Canadian Used Car Problem
Spokane, Wash. AP reported that It's a deal many auto dealers can't resist: buying used cars from Canada and selling them in the United States at a big profit thanks to favorable exchange rates.
But some cars are coming with more miles than their odometers show.
Last week, law enforcement officers broke up an organized ring of Canadian and Spokane-area car dealers accused of fixing odometers at falsely low settings, allowing them to inflate car prices and bilk buyers out of as much as $1 million in all.
Officials say it is growing problem from Washington state to Maine.
``This started three years ago and it's getting more prevalent,'' said Richard Morse, head of odometer fraud investigations for the National Highway Traffic Safety Administration. ``People realize they can make a lot of money.''
Before Canadian vehicles can be sold in the U.S., their speedometers and odometers must be converted from kilometers to miles. It creates an opportunity for shady dealers to roll a few thousand miles off the vehicle in the process, and then increase its sale price by thousands of dollars.
Seven people in Canada and the United States were indicted by a federal grand jury in Spokane last week for rolling back the odometers on 122 used vehicles from Canada that were then sold in the Inland Northwest, about 90 miles south of the Canadian border.
Most of the vehicles were expensive trucks and sport utility vehicles, and some had up to 50,000 miles taken off the odometer. Consumer activists estimate a dealer pockets an additional 10 cents for each mile that is rolled back, or $5,000 on 50,000 miles.
The North American Free Trade Agreement has produced a huge increase in the volume of cross-border car sales. In 1996, only 2,500 used vehicles were brought into the U.S. from Canada. So far this year, the total is about 350,000, according to Morse.
With a weak Canadian dollar, currently worth about 65 U.S. cents, the trade is likely to continue.
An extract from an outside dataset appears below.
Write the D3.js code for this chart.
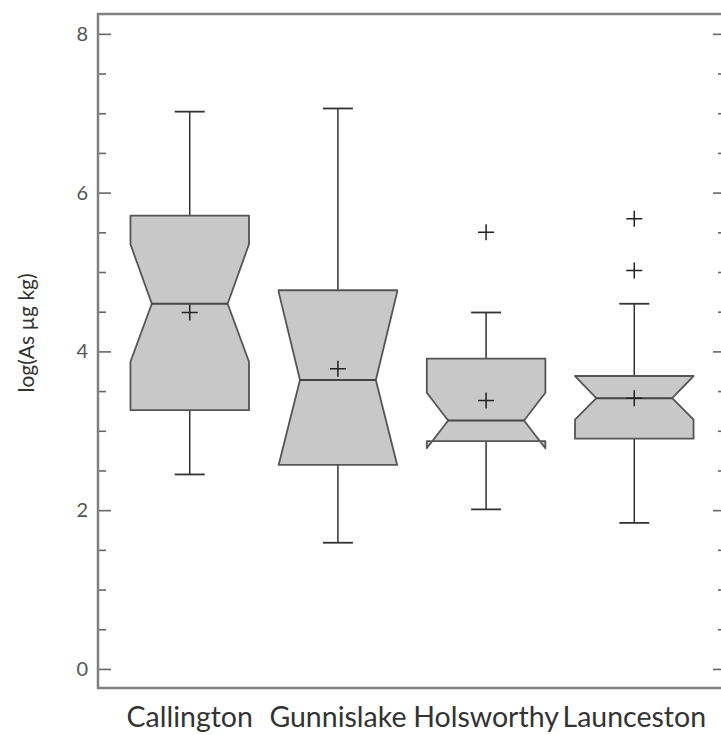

But the U.S. Department of Transportation has only four agents dedicated to odometer fraud in the entire country, and none of them is assigned to look specifically at vehicles from Canada, Morse said.
No comprehensive study of the problem has been conducted, but the NHTSA has about ten investigations now going.
Still, used car dealers insist the vast majority of vehicles from Canada have honest odometer readings.
``I would not say this has been a huge issue,'' said Teresa Gamble, executive director of the Independent Auto Dealers Association in Seattle, which represents used car dealers across the state.
At Dealer Auto Auction Northwest in Spokane, where some 10 percent to 20 percent of the cars sold come from Canada, co-owner Greg Mahugh said his business had already detected problems with some cars before the federal government announced the indictments.
His company had already stopped working with the people who were charged, he said.
``There are a small number of players who give legitimate players a bad reputation,'' Mahugh said.
The Spokane case began when a Washington man purchased a pickup truck and began having serious problems with the vehicle, said assistant U.S. attorney Jim Shively in Spokane.
``He took it to a mechanic, who said it looked like it had a lot more miles than it said,'' Shively said.
The man researched the truck's history, discovering the real mileage and the fact it had been imported from Canada.
``Investigators started checking vehicles imported by the same person this guy bought his vehicle from,'' Shively said. ``Most of them had odometer rollbacks.''
Those indicted face a maximum penalty of 20 years in prison and fines of $250,000.
Among the suspects is a retired Royal Canadian Mounted Police officer, Ronald Simpson. He and his wife are directors of Geronimo Holdings Ltd., which allegedly bought sport utility vehicles, pickup trucks and other vehicles at Canadian used-car auctions and exported them for sale in the Spokane area.
Nationally, the U.S. government estimates more than 450,000 people every year buy used vehicles with mileage gauges rolled back. Consumers pay an average of $2,336 more than they should for vehicles with fraudulent mileage totals, for a total of more than $1 billion a year.
A National Highway Traffic Safety Administration study found the practice is most common with fairly new vehicles that accumulate significant mileage in a short period, such as rental and company cars and leased vehicles.
Most odometer fraud is committed by wholesalers who buy fleets of used vehicles and sell them to dealers, according to officials.
In Virginia, two wholesale dealers in Henrico County were indicted July 10 by a grand jury on multiple charges of tampering with vehicle odometers and making false statements on applications for vehicle titles on vehicles brought into the U.S. from Canada illegally. A Florida dealer already has been prosecuted in connection with that case.